A USC School of Pharmacy-led team has engineered a new, faster way to make drugs that precisely target malignant cells – while leaving healthy tissue undamaged – that could lead the way to better treatments for numerous types of cancer.
The drugs, called antibody-drug conjugates or ADCs, belong to a relatively new class in which drug molecules are attached to antibodies which zero in on and attach to the surface of cancer cells. As of May 2020, eight ADCs have been approved by the U.S. Food and Drug Administration, and more than 100 clinical trials are underway studying their effectiveness in treating blood, lung, breast, brain and other cancers.
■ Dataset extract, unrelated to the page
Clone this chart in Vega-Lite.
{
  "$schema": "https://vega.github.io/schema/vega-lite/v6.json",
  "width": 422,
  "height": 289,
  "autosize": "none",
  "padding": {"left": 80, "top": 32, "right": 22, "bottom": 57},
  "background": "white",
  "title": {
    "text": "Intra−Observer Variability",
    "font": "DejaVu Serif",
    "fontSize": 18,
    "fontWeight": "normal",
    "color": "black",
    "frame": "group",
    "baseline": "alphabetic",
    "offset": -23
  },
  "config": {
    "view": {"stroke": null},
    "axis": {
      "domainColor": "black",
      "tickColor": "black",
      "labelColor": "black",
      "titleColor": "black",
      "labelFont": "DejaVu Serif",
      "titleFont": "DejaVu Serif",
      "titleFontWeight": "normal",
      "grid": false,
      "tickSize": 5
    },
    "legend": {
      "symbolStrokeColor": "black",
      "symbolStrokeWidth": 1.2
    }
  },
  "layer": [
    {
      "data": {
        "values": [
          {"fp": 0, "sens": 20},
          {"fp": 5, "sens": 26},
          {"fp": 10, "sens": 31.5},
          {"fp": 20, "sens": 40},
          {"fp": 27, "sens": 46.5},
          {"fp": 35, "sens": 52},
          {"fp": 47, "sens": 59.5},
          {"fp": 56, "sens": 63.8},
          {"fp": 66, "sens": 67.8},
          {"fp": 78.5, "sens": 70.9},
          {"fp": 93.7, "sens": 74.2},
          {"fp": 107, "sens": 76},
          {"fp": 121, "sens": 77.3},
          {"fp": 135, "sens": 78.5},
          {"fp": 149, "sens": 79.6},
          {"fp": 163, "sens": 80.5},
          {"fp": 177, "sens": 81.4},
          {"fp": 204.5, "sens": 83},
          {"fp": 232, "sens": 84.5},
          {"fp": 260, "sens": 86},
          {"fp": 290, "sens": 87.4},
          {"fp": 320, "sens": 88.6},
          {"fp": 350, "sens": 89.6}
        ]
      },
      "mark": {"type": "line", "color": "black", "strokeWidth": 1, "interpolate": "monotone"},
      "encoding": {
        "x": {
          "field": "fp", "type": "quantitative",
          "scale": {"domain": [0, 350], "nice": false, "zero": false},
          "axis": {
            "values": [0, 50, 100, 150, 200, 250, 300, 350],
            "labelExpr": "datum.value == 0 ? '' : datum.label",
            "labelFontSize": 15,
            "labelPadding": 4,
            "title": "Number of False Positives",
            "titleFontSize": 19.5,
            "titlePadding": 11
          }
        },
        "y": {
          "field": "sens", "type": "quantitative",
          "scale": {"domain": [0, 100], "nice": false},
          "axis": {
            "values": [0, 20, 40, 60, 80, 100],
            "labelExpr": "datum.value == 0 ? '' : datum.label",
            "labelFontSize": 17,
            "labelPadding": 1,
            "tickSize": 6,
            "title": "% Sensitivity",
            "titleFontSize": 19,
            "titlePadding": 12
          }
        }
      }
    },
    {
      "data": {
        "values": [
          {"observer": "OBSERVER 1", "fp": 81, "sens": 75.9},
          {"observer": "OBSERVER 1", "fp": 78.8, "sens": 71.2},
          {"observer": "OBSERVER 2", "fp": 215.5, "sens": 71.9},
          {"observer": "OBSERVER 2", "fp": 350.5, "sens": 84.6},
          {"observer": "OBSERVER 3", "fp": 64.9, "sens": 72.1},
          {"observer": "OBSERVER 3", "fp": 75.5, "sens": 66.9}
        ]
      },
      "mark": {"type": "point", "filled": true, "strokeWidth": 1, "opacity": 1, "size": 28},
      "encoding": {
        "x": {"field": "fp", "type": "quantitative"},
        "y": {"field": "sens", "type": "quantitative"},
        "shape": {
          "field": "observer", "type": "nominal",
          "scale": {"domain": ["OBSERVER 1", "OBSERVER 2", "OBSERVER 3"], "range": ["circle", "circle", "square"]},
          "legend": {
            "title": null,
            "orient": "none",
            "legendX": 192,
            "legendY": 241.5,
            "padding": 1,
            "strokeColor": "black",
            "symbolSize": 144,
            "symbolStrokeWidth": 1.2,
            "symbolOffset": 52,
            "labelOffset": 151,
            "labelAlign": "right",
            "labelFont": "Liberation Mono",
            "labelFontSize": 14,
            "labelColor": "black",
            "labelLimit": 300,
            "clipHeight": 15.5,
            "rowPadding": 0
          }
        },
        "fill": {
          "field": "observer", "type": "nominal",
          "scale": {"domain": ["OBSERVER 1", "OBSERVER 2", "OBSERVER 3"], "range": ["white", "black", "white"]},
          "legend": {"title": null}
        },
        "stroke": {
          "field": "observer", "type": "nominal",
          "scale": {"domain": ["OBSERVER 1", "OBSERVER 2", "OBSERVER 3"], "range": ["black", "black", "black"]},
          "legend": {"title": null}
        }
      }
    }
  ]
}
In a study published today in Science Advances, USC scientists describe a new technology to rapidly create a homogeneous type of ADC in high efficiency, which features drugs attached at a specific site on the antibodies and potentially enhanced stability, effectiveness and safety.
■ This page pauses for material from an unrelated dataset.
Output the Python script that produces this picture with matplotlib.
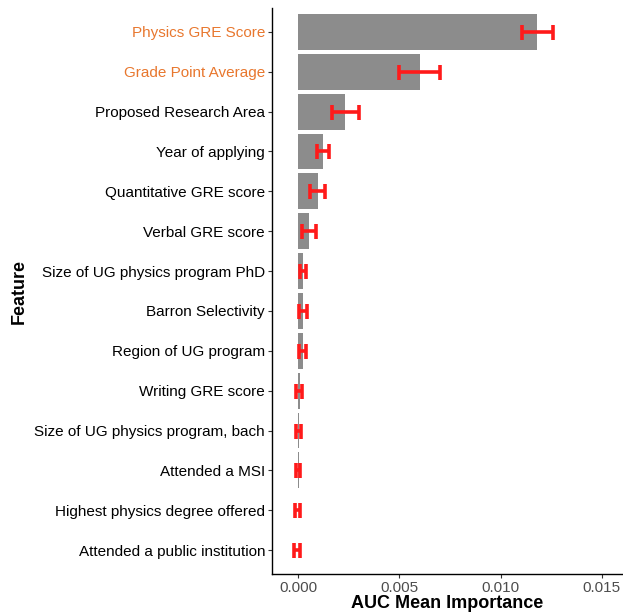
import matplotlib
matplotlib.use('Agg')
import matplotlib.pyplot as plt
import numpy as np

plt.rcParams['font.family'] = ['Liberation Sans', 'DejaVu Sans']

# Features, top to bottom
features = ['Physics GRE Score', 'Grade Point Average', 'Proposed Research Area',
            'Year of applying', 'Quantitative GRE score', 'Verbal GRE score',
            'Size of UG physics program PhD', 'Barron Selectivity', 'Region of UG program',
            'Writing GRE score', 'Size of UG physics program, bach', 'Attended a MSI',
            'Highest physics degree offered', 'Attended a public institution']
importance = [0.01182, 0.00604, 0.00233, 0.00124, 0.00099, 0.00054,
              0.00025, 0.00026, 0.00025, 0.00008, 0.00004, 0.00002, 0.00001, -0.00002]
err_low = [0.01104, 0.00500, 0.00165, 0.00094, 0.00060, 0.00020,
           0.00010, 0.00006, 0.00003, -0.00010, -0.00011, -0.00011, -0.00016, -0.00020]
err_high = [0.01259, 0.00703, 0.00299, 0.00153, 0.00134, 0.00089,
            0.00040, 0.00042, 0.00038, 0.00020, 0.00016, 0.00008, 0.00008, 0.00007]
highlight = ['Physics GRE Score', 'Grade Point Average']

fig = plt.figure(figsize=(6.23, 6.14), dpi=100)
ax = fig.add_axes([272 / 623, 40 / 614, 350 / 623, 566 / 614])

y = np.arange(len(features))
imp = np.array(importance)
lo = np.array(err_low)
hi = np.array(err_high)
ax.barh(y, imp, height=0.9, color='#8c8c8c', zorder=1)
ax.errorbar((lo + hi) / 2, y, xerr=(hi - lo) / 2, fmt='none', ecolor='#ff1a1a',
            elinewidth=2.6, capsize=5.4, capthick=2.6, zorder=2)

ax.set_ylim(len(features) - 0.4, -0.6)
ax.set_xlim(-0.00129, 0.0160)
ax.set_yticks(y)
ax.set_yticklabels(features, fontsize=11)
for lbl in ax.get_yticklabels():
    lbl.set_color('#e8772e' if lbl.get_text() in highlight else 'black')
ax.set_xticks([0.0, 0.005, 0.010, 0.015])
ax.set_xticklabels(['0.000', '0.005', '0.010', '0.015'], fontsize=11, color='#4d4d4d')
ax.tick_params(axis='both', length=3, width=0.8, color='#333333', pad=2)
for s in ['top', 'right']:
    ax.spines[s].set_visible(False)
for s in ['left', 'bottom']:
    ax.spines[s].set_linewidth(1.0)
ax.set_xlabel('AUC Mean Importance', fontsize=13, fontweight='bold', labelpad=0)
ax.set_ylabel('Feature', fontsize=13, fontweight='bold', labelpad=5)

fig.savefig('out.png', dpi=100)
A path to improved precision cancer treatment
ADCs consist of an antibody for seeking out a cancer cell, a drug for killing it and a chemical “linker” uniting them. However, currently used ADCs are manufactured through a process that yields varied products of limited stability and efficacy.
Homogenous ADCs therefore carry more potential for clinical effectiveness. But current technologies for making this type of ADC require multiple steps or long reaction times due to inefficient chemistries. Many homogenous ADCs can also trigger immune responses that hamper their use.
The USC team may have solved these issues. “Using our approach, homogenous ADCs could be made through a single-step reaction in less than two hours, much faster and more efficiently than conventional approaches,” says the study’s Principal Investigator, Yong (Tiger) Zhang, Assistant Professor of Pharmacology and Pharmaceutical Sciences at the USC School of Pharmacy.
“Our technology features a designer ‘linker’ component exclusively recognized by a human enzyme that can rapidly catalyze the conjugation of drug molecules to the antibodies at a defined position,” he says. “In addition to its fast rate and high efficiency, our ADC technology offers a new type of linker for connecting the drugs to antibodies. This designer linker ensures stable attachment of the drug and rapid release of the drugs into target cells, making the generated ADCs safer and more efficacious.”
Using this technology, the USC team generated an ADC that can effectively block the growth of breast cancer tumors in animals. These promising results provide a strong basis for translation of this ADC into clinical studies, the investigators say.
About the study
The research was supported by the USC School of Pharmacy Start-Up Fund for New Faculty, Sharon L. Cockrell Cancer Research Fund, The V Foundation for Cancer Research V Scholar Grant (V2016-021), STOP CANCER Research Career Development Award, and PhRMA Foundation Research Starter Grant in Translational Medicine and Therapeutics.
Additional USC authors were Zhefu Dai, Xiao-Nan Zhang, Qinqin Cheng, Jiawei Lei, Hua Pei and Stan G. Louie of the USC School of Pharmacy; Fariborz Nasertorabi and Raymond C. Stevens of the USC Bridge Institute at the USC Michelson Center for Convergent Bioscience; and Goar Smbatyan and Heinz-Josef Lenz of the Keck School of Medicine of USC.